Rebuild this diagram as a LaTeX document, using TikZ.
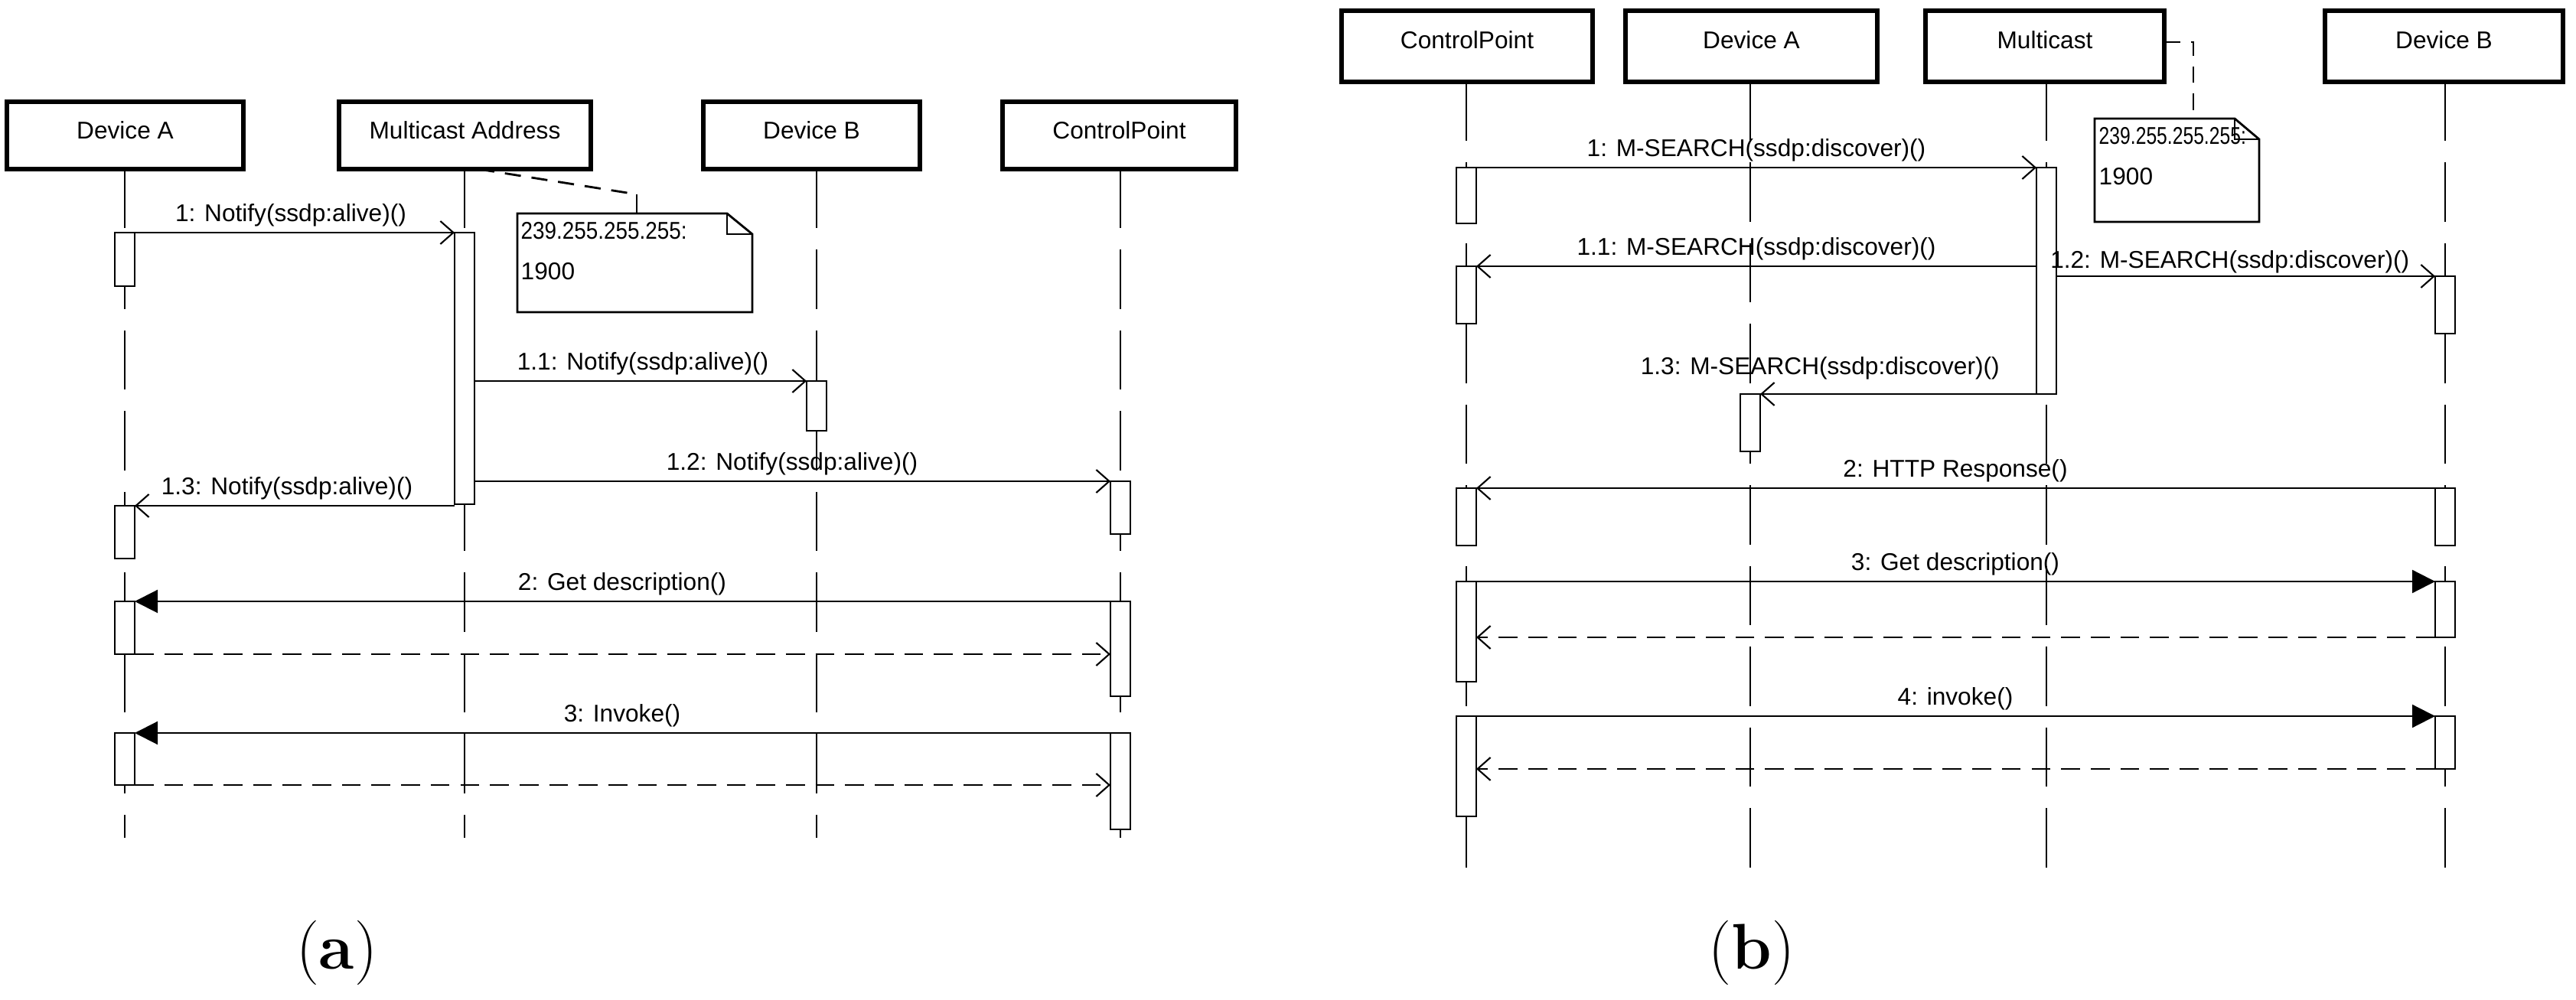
\documentclass[tikz,border=0pt]{standalone}
\usepackage{fontspec}
\setmainfont{Liberation Sans}
\newfontfamily\capfont{Latin Modern Roman}
\usetikzlibrary{arrows.meta}
\begin{document}
\begin{tikzpicture}[x=0.01cm,y=-0.01cm,
  objbox/.style={draw,line width=1.5pt},
  objtext/.style={font=\fontsize{9}{10}\selectfont},
  life/.style={line width=0.6pt,dash pattern=on 22pt off 8pt},
  act/.style={draw,fill=white,line width=0.6pt},
  call/.style={line width=0.6pt,-{Straight Barb[length=0.17cm,width=0.3cm]}},
  sync/.style={line width=0.6pt,-{Triangle[length=0.3cm,width=0.3cm]}},
  ret/.style={line width=0.6pt,dash pattern=on 7pt off 4pt,-{Straight Barb[length=0.17cm,width=0.3cm]}},
  lbl/.style={anchor=south,inner sep=2pt,font=\fontsize{9}{10}\selectfont},
  notebox/.style={line width=0.8pt},
  captext/.style={font=\capfont\fontsize{24}{28}\selectfont}]
\useasboundingbox (0,0) rectangle (3366,1307);
% ---------- panel (a) ----------
\foreach \l/\t/\c in {9/318/Device A,443/772/Multicast Address,919/1202/Device B,1310/1615/ControlPoint}{
  \draw[objbox] (\l,133) rectangle (\t,221);
  \node[objtext] at ({(\l+\t)/2},170) {\c};
}
\foreach \x in {163,607,1067,1464}{\draw[life] (\x,221) -- (\x,1095);}
% activations
\draw[act] (150,304) rectangle (176,374);
\draw[act] (594,304) rectangle (620,659);
\draw[act] (1054,498) rectangle (1080,563);
\draw[act] (1451,629) rectangle (1477,698);
\draw[act] (150,661) rectangle (176,730);
\draw[act] (150,786) rectangle (176,855);
\draw[act] (1451,786) rectangle (1477,910);
\draw[act] (150,958) rectangle (176,1026);
\draw[act] (1451,958) rectangle (1477,1084);
% note
\draw[notebox,fill=white] (676,279) -- (950,279) -- (983,306) -- (983,408) -- (676,408) -- cycle;
\draw[notebox] (950,279) -- (950,306) -- (983,306);
\node[anchor=north west,inner sep=0pt,align=left,objtext] at (680,290) {\scalebox{0.88}[1]{239.255.255.255:}\\[5pt]1900};
\draw[line width=0.8pt,dash pattern=on 6pt off 4pt] (625,221) -- (832,254);
\draw[line width=0.6pt] (832,254) -- (832,279);
% messages
\draw[call] (176,304) -- (594,304);
\node[lbl] at (380,304) {1: Notify(ssdp:alive)()};
\draw[call] (620,498) -- (1054,498);
\node[lbl] at (840,498) {1.1: Notify(ssdp:alive)()};
\draw[call] (620,629) -- (1451,629);
\node[lbl] at (1035,629) {1.2: Notify(ssdp:alive)()};
\draw[call] (594,661) -- (176,661);
\node[lbl] at (375,661) {1.3: Notify(ssdp:alive)()};
\draw[sync] (1451,786) -- (176,786);
\node[lbl] at (813,786) {2: Get description()};
\draw[ret] (176,855) -- (1451,855);
\draw[sync] (1451,958) -- (176,958);
\node[lbl] at (813,958) {3: Invoke()};
\draw[ret] (176,1026) -- (1451,1026);
\node[captext] at (440,1245) {(\textbf{a})};
% ---------- panel (b) ----------
\foreach \l/\t/\c in {1753/2081/ControlPoint,2124/2453/Device A,2516/2828/Multicast,3038/3349/Device B}{
  \draw[objbox] (\l,14) rectangle (\t,107);
  \node[objtext] at ({(\l+\t)/2},52) {\c};
}
\foreach \x in {1916,2287,2674,3195}{\draw[life] (\x,107) -- (\x,1149);}
\draw[act] (1903,219) rectangle (1929,292);
\draw[act] (2661,219) rectangle (2687,515);
\draw[act] (1903,348) rectangle (1929,423);
\draw[act] (3182,361) rectangle (3208,436);
\draw[act] (2274,515) rectangle (2300,590);
\draw[act] (1903,638) rectangle (1929,713);
\draw[act] (3182,638) rectangle (3208,713);
\draw[act] (1903,760) rectangle (1929,891);
\draw[act] (3182,760) rectangle (3208,833);
\draw[act] (1903,936) rectangle (1929,1067);
\draw[act] (3182,936) rectangle (3208,1005);
% note
\draw[notebox,fill=white] (2737,155) -- (2920,155) -- (2952,182) -- (2952,290) -- (2737,290) -- cycle;
\draw[notebox] (2920,155) -- (2920,182) -- (2952,182);
\node[anchor=north west,inner sep=0pt,align=left,objtext] at (2742,166) {\scalebox{0.78}[1]{239.255.255.255:}\\[5pt]1900};
\draw[line width=0.8pt,dash pattern=on 6pt off 4pt] (2828,55) -- (2866,55) -- (2866,155);
% messages
\draw[call] (1929,219) -- (2661,219);
\node[lbl] at (2295,219) {1: M-SEARCH(ssdp:discover)()};
\draw[call] (2661,348) -- (1929,348);
\node[lbl] at (2295,348) {1.1: M-SEARCH(ssdp:discover)()};
\draw[call] (2687,361) -- (3182,361);
\node[lbl,anchor=south west,inner sep=1pt] at (2675,361) {1.2: M-SEARCH(ssdp:discover)()};
\draw[call] (2661,515) -- (2300,515);
\node[lbl,anchor=south east,inner sep=1pt] at (2617,500) {1.3: M-SEARCH(ssdp:discover)()};
\draw[call] (3182,638) -- (1929,638);
\node[lbl] at (2555,638) {2: HTTP Response()};
\draw[sync] (1929,760) -- (3182,760);
\node[lbl] at (2555,760) {3: Get description()};
\draw[ret] (3182,833) -- (1929,833);
\draw[sync] (1929,936) -- (3182,936);
\node[lbl] at (2555,936) {4: invoke()};
\draw[ret] (3182,1005) -- (1929,1005);
\node[captext] at (2289,1245) {(\textbf{b})};
\end{tikzpicture}
\end{document}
·····
• TASK PROMPT:
Word for word, quote the full listing, omitting every picture.

• EXERCISE ANSWER:
Rebuild this diagram as a LaTeX document, using TikZ.
\documentclass[tikz,border=0pt]{standalone}
\usepackage{fontspec}
\setmainfont{Liberation Sans}
\newfontfamily\capfont{Latin Modern Roman}
\usetikzlibrary{arrows.meta}
\begin{document}
\begin{tikzpicture}[x=0.01cm,y=-0.01cm,
  objbox/.style={draw,line width=1.5pt},
  objtext/.style={font=\fontsize{9}{10}\selectfont},
  life/.style={line width=0.6pt,dash pattern=on 22pt off 8pt},
  act/.style={draw,fill=white,line width=0.6pt},
  call/.style={line width=0.6pt,-{Straight Barb[length=0.17cm,width=0.3cm]}},
  sync/.style={line width=0.6pt,-{Triangle[length=0.3cm,width=0.3cm]}},
  ret/.style={line width=0.6pt,dash pattern=on 7pt off 4pt,-{Straight Barb[length=0.17cm,width=0.3cm]}},
  lbl/.style={anchor=south,inner sep=2pt,font=\fontsize{9}{10}\selectfont},
  notebox/.style={line width=0.8pt},
  captext/.style={font=\capfont\fontsize{24}{28}\selectfont}]
\useasboundingbox (0,0) rectangle (3366,1307);
% ---------- panel (a) ----------
\foreach \l/\t/\c in {9/318/Device A,443/772/Multicast Address,919/1202/Device B,1310/1615/ControlPoint}{
  \draw[objbox] (\l,133) rectangle (\t,221);
  \node[objtext] at ({(\l+\t)/2},170) {\c};
}
\foreach \x in {163,607,1067,1464}{\draw[life] (\x,221) -- (\x,1095);}
% activations
\draw[act] (150,304) rectangle (176,374);
\draw[act] (594,304) rectangle (620,659);
\draw[act] (1054,498) rectangle (1080,563);
\draw[act] (1451,629) rectangle (1477,698);
\draw[act] (150,661) rectangle (176,730);
\draw[act] (150,786) rectangle (176,855);
\draw[act] (1451,786) rectangle (1477,910);
\draw[act] (150,958) rectangle (176,1026);
\draw[act] (1451,958) rectangle (1477,1084);
% note
\draw[notebox,fill=white] (676,279) -- (950,279) -- (983,306) -- (983,408) -- (676,408) -- cycle;
\draw[notebox] (950,279) -- (950,306) -- (983,306);
\node[anchor=north west,inner sep=0pt,align=left,objtext] at (680,290) {\scalebox{0.88}[1]{239.255.255.255:}\\[5pt]1900};
\draw[line width=0.8pt,dash pattern=on 6pt off 4pt] (625,221) -- (832,254);
\draw[line width=0.6pt] (832,254) -- (832,279);
% messages
\draw[call] (176,304) -- (594,304);
\node[lbl] at (380,304) {1: Notify(ssdp:alive)()};
\draw[call] (620,498) -- (1054,498);
\node[lbl] at (840,498) {1.1: Notify(ssdp:alive)()};
\draw[call] (620,629) -- (1451,629);
\node[lbl] at (1035,629) {1.2: Notify(ssdp:alive)()};
\draw[call] (594,661) -- (176,661);
\node[lbl] at (375,661) {1.3: Notify(ssdp:alive)()};
\draw[sync] (1451,786) -- (176,786);
\node[lbl] at (813,786) {2: Get description()};
\draw[ret] (176,855) -- (1451,855);
\draw[sync] (1451,958) -- (176,958);
\node[lbl] at (813,958) {3: Invoke()};
\draw[ret] (176,1026) -- (1451,1026);
\node[captext] at (440,1245) {(\textbf{a})};
% ---------- panel (b) ----------
\foreach \l/\t/\c in {1753/2081/ControlPoint,2124/2453/Device A,2516/2828/Multicast,3038/3349/Device B}{
  \draw[objbox] (\l,14) rectangle (\t,107);
  \node[objtext] at ({(\l+\t)/2},52) {\c};
}
\foreach \x in {1916,2287,2674,3195}{\draw[life] (\x,107) -- (\x,1149);}
\draw[act] (1903,219) rectangle (1929,292);
\draw[act] (2661,219) rectangle (2687,515);
\draw[act] (1903,348) rectangle (1929,423);
\draw[act] (3182,361) rectangle (3208,436);
\draw[act] (2274,515) rectangle (2300,590);
\draw[act] (1903,638) rectangle (1929,713);
\draw[act] (3182,638) rectangle (3208,713);
\draw[act] (1903,760) rectangle (1929,891);
\draw[act] (3182,760) rectangle (3208,833);
\draw[act] (1903,936) rectangle (1929,1067);
\draw[act] (3182,936) rectangle (3208,1005);
% note
\draw[notebox,fill=white] (2737,155) -- (2920,155) -- (2952,182) -- (2952,290) -- (2737,290) -- cycle;
\draw[notebox] (2920,155) -- (2920,182) -- (2952,182);
\node[anchor=north west,inner sep=0pt,align=left,objtext] at (2742,166) {\scalebox{0.78}[1]{239.255.255.255:}\\[5pt]1900};
\draw[line width=0.8pt,dash pattern=on 6pt off 4pt] (2828,55) -- (2866,55) -- (2866,155);
% messages
\draw[call] (1929,219) -- (2661,219);
\node[lbl] at (2295,219) {1: M-SEARCH(ssdp:discover)()};
\draw[call] (2661,348) -- (1929,348);
\node[lbl] at (2295,348) {1.1: M-SEARCH(ssdp:discover)()};
\draw[call] (2687,361) -- (3182,361);
\node[lbl,anchor=south west,inner sep=1pt] at (2675,361) {1.2: M-SEARCH(ssdp:discover)()};
\draw[call] (2661,515) -- (2300,515);
\node[lbl,anchor=south east,inner sep=1pt] at (2617,500) {1.3: M-SEARCH(ssdp:discover)()};
\draw[call] (3182,638) -- (1929,638);
\node[lbl] at (2555,638) {2: HTTP Response()};
\draw[sync] (1929,760) -- (3182,760);
\node[lbl] at (2555,760) {3: Get description()};
\draw[ret] (3182,833) -- (1929,833);
\draw[sync] (1929,936) -- (3182,936);
\node[lbl] at (2555,936) {4: invoke()};
\draw[ret] (3182,1005) -- (1929,1005);
\node[captext] at (2289,1245) {(\textbf{b})};
\end{tikzpicture}
\end{document}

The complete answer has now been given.